When all the tests and coding were complete, I had a great degree of confidence in the stored procedure and the accuracy it required. If it was that difficult to do, using unit tests, consider how much time it could have taken if I had tested manually. The real proof I found in the value of this process was when we added two new features to the application a few months later. I added the adjustments to the code, and ran all the unit tests. I didn’t have to spend hours in regression testing.

Eilenblogger brings out the Single Responsibility principle, “ which states that a class or module should have only one reason to change.” While this is not a unit testing requirement, it most certainly makes the organization, writing and execution of unit tests much easier to accomplish. I found that learning to write unit tests lead me toward following the Single Responsibility principle more closely.

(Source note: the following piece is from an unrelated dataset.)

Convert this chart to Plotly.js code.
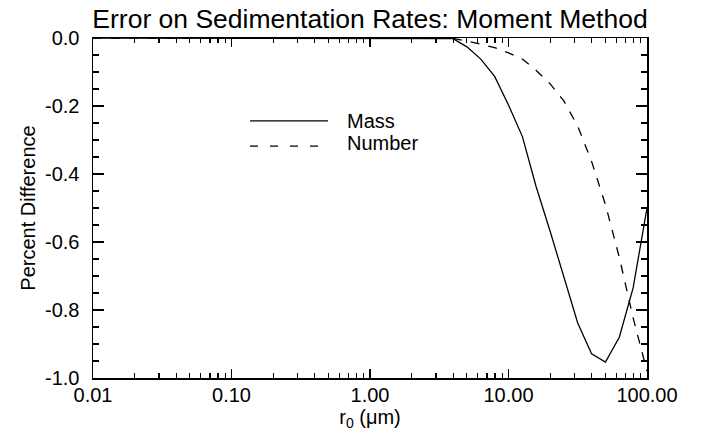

This principle may also be applied to a method. The more scenarios a method implements, the more complicated it is to test fully. If a method has one variable with 10 options you would need at most 11 tests, one for each option, and a negative test when no option is provided to the method call. If a test has two variables with 10 options each, how many unit tests to you need? At least 100! So, if you can separate the two scenarios into two separate methods for testing, then you can create unit tests on them individually. Then combine them together in your code. You reduced your tests from 100+ to 22.

While Single Responsibility is not something I would put into Unit Testing Requirements, it is certainly something I would encourage as a means of efficiency. Otherwise, we will never get code written because we will be writing thousands of redundant tests.